## Objective
Reproduce from the records below, with no pictures, exactly the lines between the one containing "Write a Python" and the one containing "import numpy as np", inclusive.

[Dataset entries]
**********

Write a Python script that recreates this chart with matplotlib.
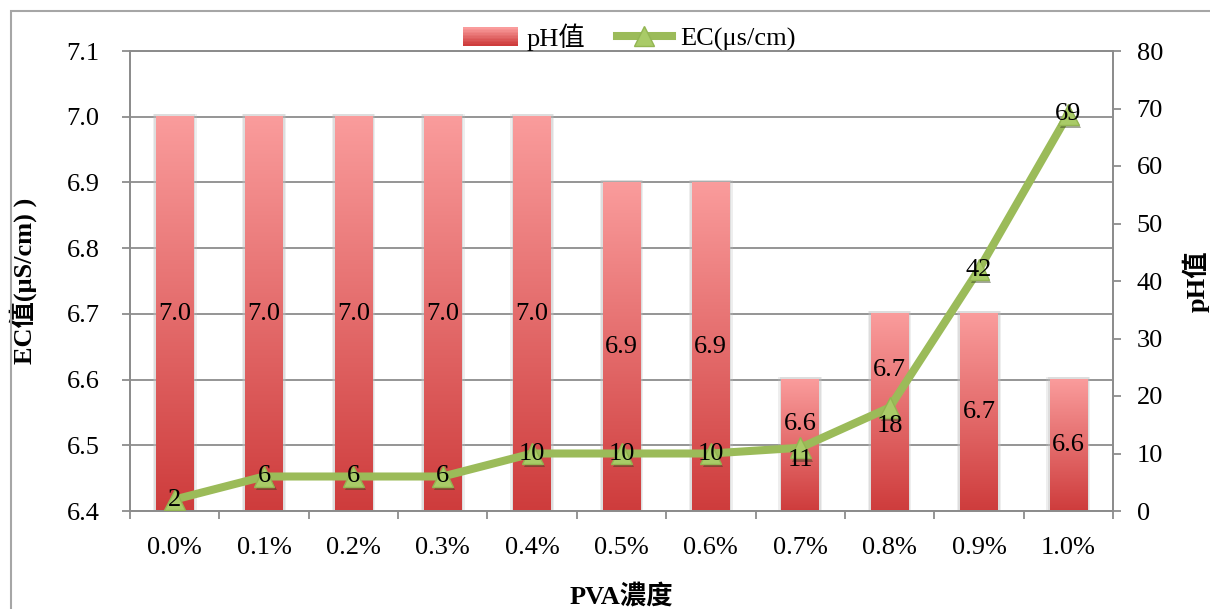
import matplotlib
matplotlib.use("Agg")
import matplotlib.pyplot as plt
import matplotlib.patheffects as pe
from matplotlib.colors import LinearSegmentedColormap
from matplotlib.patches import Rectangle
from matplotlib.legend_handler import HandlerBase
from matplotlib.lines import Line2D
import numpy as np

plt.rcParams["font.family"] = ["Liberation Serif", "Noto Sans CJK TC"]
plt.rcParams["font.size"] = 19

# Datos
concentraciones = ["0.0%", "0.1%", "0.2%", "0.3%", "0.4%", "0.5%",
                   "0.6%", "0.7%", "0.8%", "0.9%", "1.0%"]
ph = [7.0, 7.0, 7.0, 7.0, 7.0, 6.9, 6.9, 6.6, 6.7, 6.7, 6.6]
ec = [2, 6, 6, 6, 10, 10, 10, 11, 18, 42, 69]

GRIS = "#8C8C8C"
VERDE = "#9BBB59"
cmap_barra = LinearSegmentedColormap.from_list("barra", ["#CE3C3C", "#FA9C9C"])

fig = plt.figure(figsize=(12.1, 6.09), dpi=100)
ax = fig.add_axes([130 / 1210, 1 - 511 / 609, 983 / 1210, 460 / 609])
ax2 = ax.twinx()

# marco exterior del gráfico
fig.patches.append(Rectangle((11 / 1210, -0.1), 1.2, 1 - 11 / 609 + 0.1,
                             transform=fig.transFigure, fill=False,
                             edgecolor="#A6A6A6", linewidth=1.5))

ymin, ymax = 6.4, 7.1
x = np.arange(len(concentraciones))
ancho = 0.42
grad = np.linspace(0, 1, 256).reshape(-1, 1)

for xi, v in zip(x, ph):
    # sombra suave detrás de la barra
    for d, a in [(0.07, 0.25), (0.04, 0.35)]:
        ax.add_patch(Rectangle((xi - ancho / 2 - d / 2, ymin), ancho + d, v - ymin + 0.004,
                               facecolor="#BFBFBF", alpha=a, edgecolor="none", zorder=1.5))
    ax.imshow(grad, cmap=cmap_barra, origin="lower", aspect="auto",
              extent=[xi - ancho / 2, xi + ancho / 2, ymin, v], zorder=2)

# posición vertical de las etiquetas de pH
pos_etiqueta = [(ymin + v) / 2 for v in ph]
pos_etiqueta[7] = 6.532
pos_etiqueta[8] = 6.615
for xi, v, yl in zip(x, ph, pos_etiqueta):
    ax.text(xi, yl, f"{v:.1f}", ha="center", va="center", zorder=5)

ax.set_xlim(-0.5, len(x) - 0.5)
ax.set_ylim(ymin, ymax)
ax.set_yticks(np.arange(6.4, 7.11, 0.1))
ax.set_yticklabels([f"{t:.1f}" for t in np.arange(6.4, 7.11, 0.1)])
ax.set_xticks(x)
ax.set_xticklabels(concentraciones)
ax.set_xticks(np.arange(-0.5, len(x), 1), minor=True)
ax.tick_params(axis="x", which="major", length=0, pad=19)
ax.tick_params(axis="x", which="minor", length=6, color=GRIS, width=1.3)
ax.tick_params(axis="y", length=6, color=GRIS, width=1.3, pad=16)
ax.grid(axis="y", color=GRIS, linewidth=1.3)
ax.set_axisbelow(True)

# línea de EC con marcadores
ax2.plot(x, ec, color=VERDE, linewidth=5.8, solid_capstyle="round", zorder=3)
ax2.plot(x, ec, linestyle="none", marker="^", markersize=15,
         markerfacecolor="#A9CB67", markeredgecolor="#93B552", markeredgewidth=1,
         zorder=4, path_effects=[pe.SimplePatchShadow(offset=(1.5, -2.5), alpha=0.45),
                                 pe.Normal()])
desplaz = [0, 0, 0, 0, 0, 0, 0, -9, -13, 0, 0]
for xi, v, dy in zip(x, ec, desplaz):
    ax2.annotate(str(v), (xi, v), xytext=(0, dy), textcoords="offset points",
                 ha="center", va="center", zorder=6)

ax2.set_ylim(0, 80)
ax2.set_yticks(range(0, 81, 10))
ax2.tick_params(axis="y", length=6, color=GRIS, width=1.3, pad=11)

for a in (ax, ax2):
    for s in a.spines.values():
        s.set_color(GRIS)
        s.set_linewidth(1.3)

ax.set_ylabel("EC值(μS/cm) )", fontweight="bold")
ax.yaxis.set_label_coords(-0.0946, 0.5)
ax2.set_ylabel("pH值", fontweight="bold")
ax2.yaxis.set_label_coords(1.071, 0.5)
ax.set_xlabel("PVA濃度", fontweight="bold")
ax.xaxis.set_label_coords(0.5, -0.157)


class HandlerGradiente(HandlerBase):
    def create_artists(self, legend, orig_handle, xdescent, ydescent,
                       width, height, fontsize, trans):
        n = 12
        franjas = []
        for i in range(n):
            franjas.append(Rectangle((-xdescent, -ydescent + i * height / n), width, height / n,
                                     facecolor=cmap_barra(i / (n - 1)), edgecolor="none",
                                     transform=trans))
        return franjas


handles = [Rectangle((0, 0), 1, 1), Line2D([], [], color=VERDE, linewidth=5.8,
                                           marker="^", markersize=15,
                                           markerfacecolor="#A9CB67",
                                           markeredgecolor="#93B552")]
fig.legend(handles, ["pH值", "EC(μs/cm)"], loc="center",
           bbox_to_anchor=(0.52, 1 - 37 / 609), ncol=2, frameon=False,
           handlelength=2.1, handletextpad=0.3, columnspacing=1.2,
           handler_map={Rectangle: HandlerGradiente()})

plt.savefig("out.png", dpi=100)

**********

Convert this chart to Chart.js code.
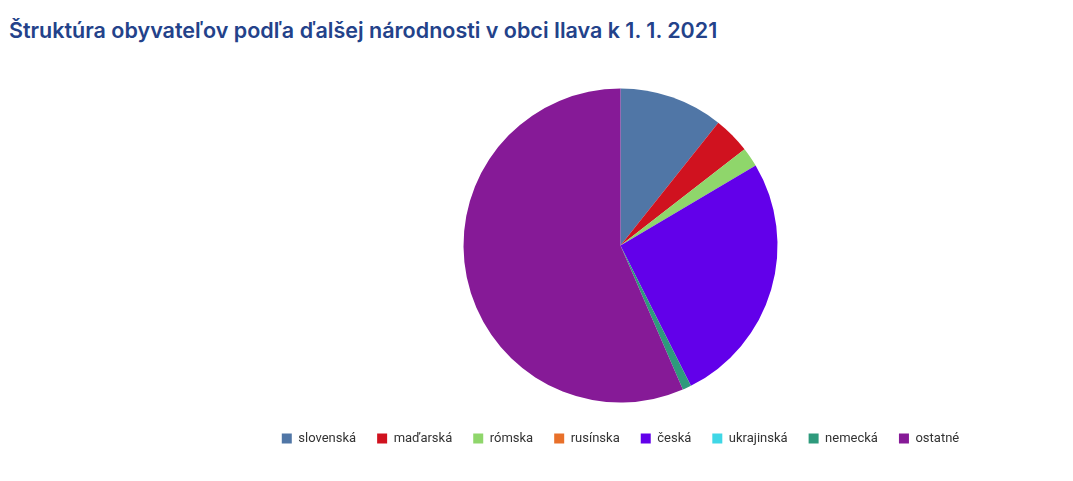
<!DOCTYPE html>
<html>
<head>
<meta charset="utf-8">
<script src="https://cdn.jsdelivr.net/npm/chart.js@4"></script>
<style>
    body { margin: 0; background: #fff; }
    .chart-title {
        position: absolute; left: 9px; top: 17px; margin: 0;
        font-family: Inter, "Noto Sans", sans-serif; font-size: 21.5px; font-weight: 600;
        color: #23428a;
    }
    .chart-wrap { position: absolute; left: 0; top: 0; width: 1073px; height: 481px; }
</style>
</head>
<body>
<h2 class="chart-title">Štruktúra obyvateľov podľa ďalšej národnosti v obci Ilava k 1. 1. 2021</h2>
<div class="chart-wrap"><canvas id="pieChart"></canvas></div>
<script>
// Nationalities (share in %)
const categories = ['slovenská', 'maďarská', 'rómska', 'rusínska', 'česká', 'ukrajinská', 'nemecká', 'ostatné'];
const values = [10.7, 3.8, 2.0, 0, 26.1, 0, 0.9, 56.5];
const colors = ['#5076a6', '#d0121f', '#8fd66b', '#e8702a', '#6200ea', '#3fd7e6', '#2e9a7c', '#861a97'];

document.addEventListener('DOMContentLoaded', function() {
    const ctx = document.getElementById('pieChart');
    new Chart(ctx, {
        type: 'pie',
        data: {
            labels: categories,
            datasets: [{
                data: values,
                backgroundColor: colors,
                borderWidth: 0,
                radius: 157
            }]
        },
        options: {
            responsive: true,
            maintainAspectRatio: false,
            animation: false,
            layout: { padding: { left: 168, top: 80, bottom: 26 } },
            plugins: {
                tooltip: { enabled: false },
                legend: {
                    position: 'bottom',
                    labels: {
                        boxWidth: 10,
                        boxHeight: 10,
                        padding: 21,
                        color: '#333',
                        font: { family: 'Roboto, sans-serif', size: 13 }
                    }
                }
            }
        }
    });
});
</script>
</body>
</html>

**********

## Exercise solution
Write a Python script that recreates this chart with matplotlib.
import matplotlib
matplotlib.use("Agg")
import matplotlib.pyplot as plt
import matplotlib.patheffects as pe
from matplotlib.colors import LinearSegmentedColormap
from matplotlib.patches import Rectangle
from matplotlib.legend_handler import HandlerBase
from matplotlib.lines import Line2D
import numpy as np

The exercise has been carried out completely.